DOT head backs providing funding for private bridge repair
The Legislature has yet to direct any money to the Flood Resiliency Trust Fund created in 2023 via that year’s Senate Bill 677 to prioritize nature-based flood protection and prevention solutions for low-income areas. SB 677 listed a $40 million potential — but not required — allocation for the trust fund.
West Virginia suffered 380 flash flood events from 2019 through 2023, according to a Gazette-Mail review of National Oceanic and Atmospheric Administration data — an average of one in every 4.8 days.
Those flash flood events marked a 26% increase over the 301 the NOAA recorded in the previous five-year span, a 51% climb over the 252 recorded from the five-year span before that and a 169% rise from the 141 recorded from 2004 through 2008.

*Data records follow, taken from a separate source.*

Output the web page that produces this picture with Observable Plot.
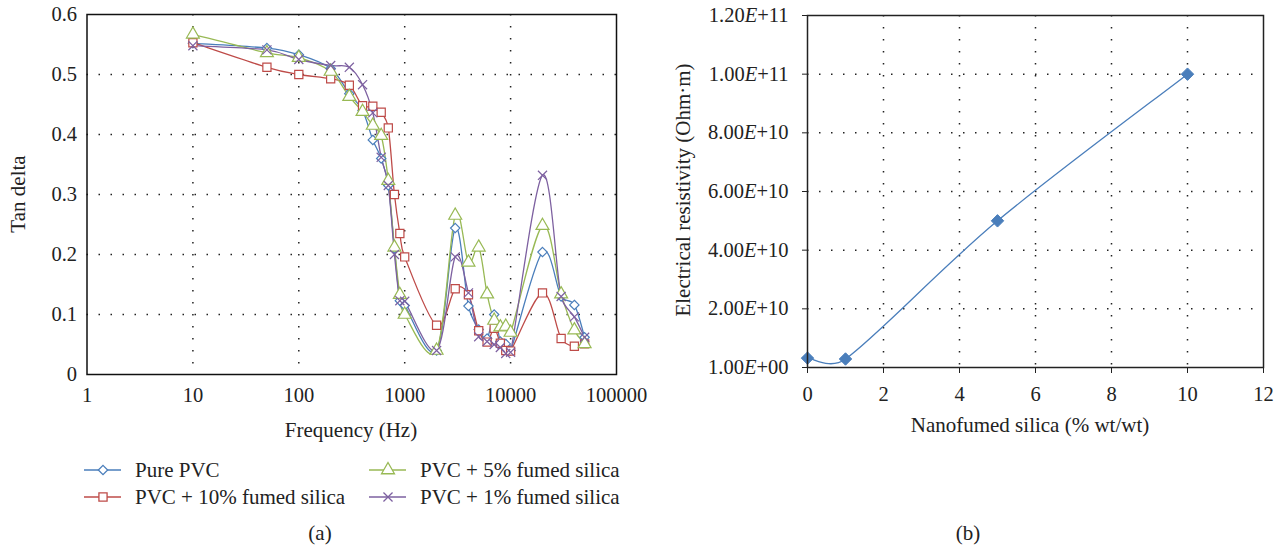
<!DOCTYPE html>
<html><head><meta charset="utf-8">
<script src="https://cdn.jsdelivr.net/npm/d3@7"></script>
<script src="https://cdn.jsdelivr.net/npm/@observablehq/plot@0.6"></script>
<style>
body{margin:0;background:#fff;}
#fig{position:relative;width:1280px;height:548px;font-family:"Liberation Serif","Times New Roman","DejaVu Serif",serif;color:#222;overflow:hidden;}
.abs{position:absolute;white-space:nowrap;font-size:21px;line-height:1;transform:translate(-50%,-50%);}
.leg{position:absolute;white-space:nowrap;font-size:21px;line-height:1;transform:translate(0,-50%);}
.rot{transform:translate(-50%,-50%) rotate(-90deg);}
svg{overflow:visible}
</style></head><body><div id="fig"></div>
<script>
// ---------- Data: panel (a) ----------
const frequencies = [10,50,100,200,300,400,500,600,700,800,900,1000,2000,3000,4000,5000,6000,7000,8000,9000,10000,20000,30000,40000,50000];
const purePVC   = [0.552,0.544,0.533,0.510,0.468,0.440,0.391,0.360,0.315,0.210,0.123,0.115,0.040,0.244,0.114,0.075,0.060,0.100,0.055,0.051,0.040,0.204,0.130,0.116,0.062];
const pvc10     = [0.553,0.512,0.500,0.493,0.482,0.448,0.447,0.437,0.411,0.300,0.235,0.196,0.082,0.143,0.133,0.073,0.054,0.077,0.052,0.040,0.039,0.136,0.060,0.047,0.051];
const pvc5      = [0.567,0.536,0.528,0.505,0.463,0.438,0.415,0.398,0.323,0.212,0.133,0.100,0.040,0.265,0.187,0.212,0.134,0.090,0.079,0.080,0.070,0.248,0.134,0.074,0.051];
const pvc1      = [0.548,0.541,0.525,0.515,0.512,0.483,0.436,0.362,0.315,0.200,0.123,0.122,0.040,0.196,0.136,0.063,0.055,0.050,0.045,0.035,0.037,0.332,0.130,0.096,0.062];
const seriesNames = ["Pure PVC","PVC + 10% fumed silica","PVC + 5% fumed silica","PVC + 1% fumed silica"];
const xTicksA = [1,10,100,1000,10000,100000];
const yTicksA = [0,0.1,0.2,0.3,0.4,0.5,0.6];

// ---------- Data: panel (b) ----------
const silica = [0,1,5,10];
const resistivity = [3.2e9,2.9e9,5.0e10,1.0e11];
const xTicksB = [0,2,4,6,8,10,12];
const yTicksB = [0,2e10,4e10,6e10,8e10,1e11,1.2e11];

const colors = ["#4A7EBB","#BE4B48","#98B954","#7D60A0"];
const symbols = ["diamond2","square","triangle","times"];
const radii = [4.2,4.6,4.8,4.2];
const allSeries = [purePVC,pvc10,pvc5,pvc1];

// Spreadsheet-style smoothed line (Bezier, arms limited to half a segment)
function SmoothCurve(context){ this._context = context; }
SmoothCurve.prototype = {
  areaStart(){}, areaEnd(){},
  lineStart(){ this._pts = []; },
  point(x,y){ this._pts.push([+x,+y]); },
  lineEnd(){
    const p = this._pts, c = this._context, n = p.length;
    if (!n) return;
    c.moveTo(p[0][0], p[0][1]);
    const dist = (a,b) => Math.hypot(a[0]-b[0], a[1]-b[1]);
    for (let i = 0; i < n-1; i++){
      const P0 = p[Math.max(i-1,0)], P1 = p[i], P2 = p[i+1], P3 = p[Math.min(i+2,n-1)];
      const d12 = dist(P1,P2), d02 = dist(P0,P2), d13 = dist(P1,P3);
      const f1 = (d02/6 < d12/2) ? 1/6 : d12/(2*d02 || 1);
      const f2 = (d13/6 < d12/2) ? 1/6 : d12/(2*d13 || 1);
      c.bezierCurveTo(P1[0]+(P2[0]-P0[0])*f1, P1[1]+(P2[1]-P0[1])*f1,
                      P2[0]-(P3[0]-P1[0])*f2, P2[1]-(P3[1]-P1[1])*f2,
                      P2[0], P2[1]);
    }
  }
};
const curveSmooth = ctx => new SmoothCurve(ctx);

const fig = document.getElementById("fig");
const FONT = '"Liberation Serif","Times New Roman","DejaVu Serif",serif';
const dotted = {stroke:"#222", strokeDasharray:"1.5,10.5", strokeWidth:1.5};

// ---------- Panel (a) ----------
const marksA = [
  Plot.ruleY(yTicksA.slice(1,-1), dotted),
  Plot.ruleX(xTicksA.slice(1,-1), dotted),
];
allSeries.forEach((vals,i)=>{
  const data = frequencies.map((f,j)=>({f, v: vals[j]}));
  marksA.push(Plot.line(data,{x:"f",y:"v",stroke:colors[i],strokeWidth:1.3,curve:curveSmooth}));
});
allSeries.forEach((vals,i)=>{
  const data = frequencies.map((f,j)=>({f, v: vals[j]}));
  marksA.push(Plot.dot(data,{x:"f",y:"v",symbol:()=>symbols[i],r:radii[i],stroke:colors[i],fill: symbols[i]==="times"?"none":"white",strokeWidth:1.2}));
});
marksA.push(Plot.frame({stroke:"#111",strokeWidth:1.5}));
marksA.push(Plot.axisX({ticks:xTicksA,tickFormat:d=>String(d),tickSize:0,tickPadding:13,label:null}));
marksA.push(Plot.axisY({ticks:yTicksA,tickFormat:d=>d===0?"0":d.toFixed(1),tickSize:0,tickPadding:10,label:null}));

const chartA = Plot.plot({
  width:640,height:450,
  marginLeft:86.5,marginRight:24,marginTop:14,marginBottom:76,
  x:{type:"log",domain:[1,100000]},
  y:{domain:[0,0.6]},
  symbol:{type:"identity"},
  style:{fontFamily:FONT,fontSize:"20.5px",color:"#222",background:"transparent",overflow:"visible"},
  marks:marksA
});
chartA.style.position="absolute";chartA.style.left="0px";chartA.style.top="0px";
fig.appendChild(chartA);

// ---------- Panel (b) ----------
const dataB = silica.map((s,i)=>({s, r: resistivity[i]}));
const fmtB = d => d===0 ? "1.00E+00" : d.toExponential(2).toUpperCase();
const chartB = Plot.plot({
  width:640,height:450,
  marginLeft:167,marginRight:17,marginTop:15,marginBottom:83,
  x:{domain:[0,12]},
  y:{domain:[0,1.2e11]},
  style:{fontFamily:FONT,fontSize:"20.5px",color:"#222",background:"transparent",overflow:"visible"},
  marks:[
    Plot.ruleY(yTicksB.slice(1,-1), dotted),
    Plot.ruleX(xTicksB.slice(1,-1), dotted),
    Plot.line(dataB,{x:"s",y:"r",stroke:"#4A7EBB",strokeWidth:1.3,curve:curveSmooth}),
    Plot.dot(dataB,{x:"s",y:"r",symbol:"diamond2",r:5.6,fill:"#4A7EBB",stroke:"#4A7EBB",strokeWidth:1}),
    Plot.frame({stroke:"#222",strokeWidth:1.5}),
    Plot.axisX({ticks:xTicksB,tickFormat:d=>String(d),tickSize:6,tickPadding:13,label:null,stroke:"#222"}),
    Plot.axisY({ticks:yTicksB,tickFormat:fmtB,tickSize:5,tickPadding:14,label:null,stroke:"#222"})
  ]
});
chartB.style.position="absolute";chartB.style.left="640px";chartB.style.top="0px";
fig.appendChild(chartB);
// italic E in tick labels
d3.select(chartB).selectAll('g[aria-label="y-axis tick label"] text').each(function(){
  const t = this.textContent; const parts = t.split("E");
  const sel = d3.select(this); sel.text("");
  sel.append("tspan").text(parts[0]);
  sel.append("tspan").attr("font-style","italic").text("E");
  sel.append("tspan").text(parts[1]);
});

// ---------- Titles ----------
function label(text,x,y,cls){const d=document.createElement("div");d.className=cls||"abs";d.style.left=x+"px";d.style.top=y+"px";d.textContent=text;fig.appendChild(d);return d;}
label("Tan delta",18,194,"abs rot");
label("Frequency (Hz)",351,430);
label("Electrical resistivity (Ohm·m)",683,190,"abs rot");
label("Nanofumed silica (% wt/wt)",1030,425);
label("(a)",320,533);
label("(b)",968,533);

// ---------- Legend (a) ----------
const legPos = [[103,470],[103,497],[388,470],[388,497]];
const legText = [[135,470],[135,497],[420,470],[420,497]];
const legSvg = d3.select(fig).append("svg").attr("width",1280).attr("height",548)
  .style("position","absolute").style("left","0px").style("top","0px");
const d3sym = {diamond2:d3.symbolDiamond2,square:d3.symbolSquare,triangle:d3.symbolTriangle,times:d3.symbolTimes};
seriesNames.forEach((name,i)=>{
  const [cx,cy]=legPos[i];
  legSvg.append("line").attr("x1",cx-19).attr("x2",cx+18).attr("y1",cy).attr("y2",cy).attr("stroke",colors[i]).attr("stroke-width",1.5);
  legSvg.append("path").attr("transform",`translate(${cx},${cy})`)
    .attr("d",d3.symbol(d3sym[symbols[i]], Math.PI*radii[i]*radii[i])())
    .attr("fill",symbols[i]==="times"?"none":"white").attr("stroke",colors[i]).attr("stroke-width",1.3);
  label(name,legText[i][0],legText[i][1],"leg");
});
</script>
</body></html>
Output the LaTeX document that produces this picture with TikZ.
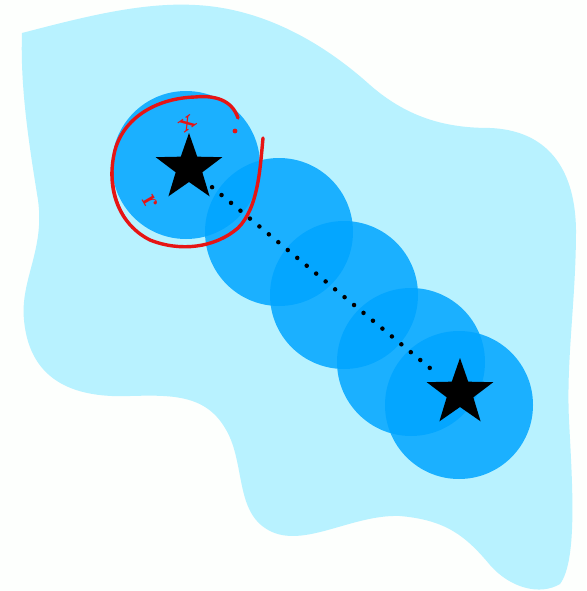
\documentclass[tikz,border=0pt]{standalone}
\usetikzlibrary{shapes.geometric}
\definecolor{blobc}{RGB}{184,242,255}
\definecolor{discc}{RGB}{0,165,255}
\definecolor{penred}{RGB}{230,20,20}
\definecolor{paper}{RGB}{253,255,253}
\tikzset{
  disc/.style={circle, minimum size=148pt, inner sep=0pt, fill=discc, fill opacity=0.85},
  starnode/.style={star, star points=5, star point ratio=2.5, minimum size=70pt, inner sep=0pt, fill=black},
  pen/.style={draw=penred, line width=3.4pt, line cap=round, line join=round},
  dotline/.style={line width=4.5pt, line cap=round, dash pattern=on 0pt off 12.3pt, black},
  scribble/.style={text=penred, font=\bfseries\fontsize{28}{28}\selectfont, inner sep=0pt}
}
\begin{document}
\begin{tikzpicture}[x=1pt,y=-1pt]
\fill[paper] (0,0) rectangle (586,591);
\useasboundingbox (0,0) rectangle (586,591);
% background blob
\fill[blobc] (22,33) .. controls (80,18) and (140,2) .. (195,5)
  .. controls (260,8) and (320,40) .. (370,85)
  .. controls (410,120) and (450,128) .. (490,128)
  .. controls (540,130) and (575,160) .. (576,230)
  .. controls (576,300) and (566,360) .. (569,420)
  .. controls (572,480) and (578,560) .. (560,584)
  .. controls (540,596) and (510,588) .. (490,565)
  .. controls (465,535) and (445,520) .. (400,516)
  .. controls (350,514) and (300,552) .. (265,528)
  .. controls (235,508) and (245,460) .. (225,428)
  .. controls (205,394) and (170,395) .. (130,396)
  .. controls (80,398) and (30,385) .. (24,320)
  .. controls (20,280) and (45,250) .. (38,200)
  .. controls (30,150) and (20,90) .. (22,33) -- cycle;
% discs
\node[disc] (c1) at (186,165) {};
\node[disc] (c2) at (279,232) {};
\node[disc] (c3) at (344,295) {};
\node[disc] (c4) at (411,362) {};
\node[disc] (c5) at (459,405) {};
% stars and dotted path
\node[starnode] (s1) at (189,168) {};
\node[starnode] (s2) at (460,393) {};
\draw[dotline, shorten <=30pt, shorten >=34pt] (s1.center) -- (s2.center);
% red hand-drawn circle
\draw[pen] (238,118) .. controls (232,100) and (215,95) .. (195,97)
  .. controls (160,98) and (125,115) .. (115,150)
  .. controls (105,190) and (120,225) .. (150,240)
  .. controls (180,252) and (215,248) .. (238,228)
  .. controls (258,208) and (260,170) .. (263,138);
\draw[penred, line width=1.6pt, line cap=round] (113,160) .. controls (111,190) and (118,212) .. (135,230);
\fill[penred] (235,131) circle (2.4pt);
\node[scribble, rotate=35] (lx) at (188,124) {x};
\node[scribble, rotate=-60] (lr) at (150,202) {r};
\end{tikzpicture}
\end{document}
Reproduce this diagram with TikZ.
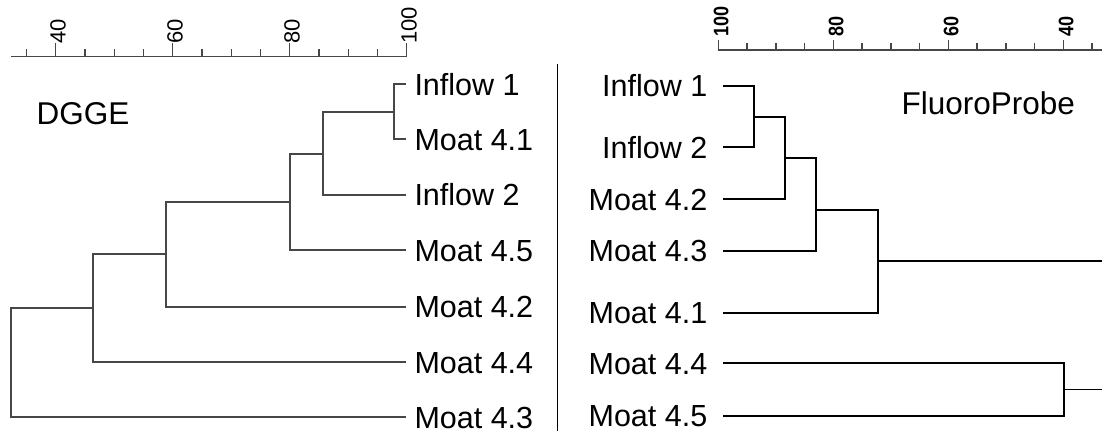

Testifying before the Joint Legislative Flooding Committee Tuesday, Rumbaugh echoed the Appalachian Flood Resilience Coalition call for flood-damaged road repair reform.
Rumbaugh said funding to help West Virginians replace private bridges for which they’re responsible would provide critical support.
Rumbaugh observed that West Virginia’s terrain commonly consists of houses “thrown on the sides” located “somewhere in there” among hillsides, railroad tracks and creeks.
“When it floods, it takes everything out,” Rumbaugh said. “[Residents] can't afford or do not recoup enough funds in order to replace those [private bridges]. And while I would like to be able to step in and help them, I already have over 8,000 bridges I’m responsible for, and if we were to take those in, it would probably jump up to 30,000 bridges.”
Rumbaugh suggested that's where state legislators can come in.
“I just think if there was some mechanism to help supplement what funding they do not get from the federal government,” Rumbaugh said, “it would help get [those] accesses to the residents and make life a lot better for them a lot quicker.”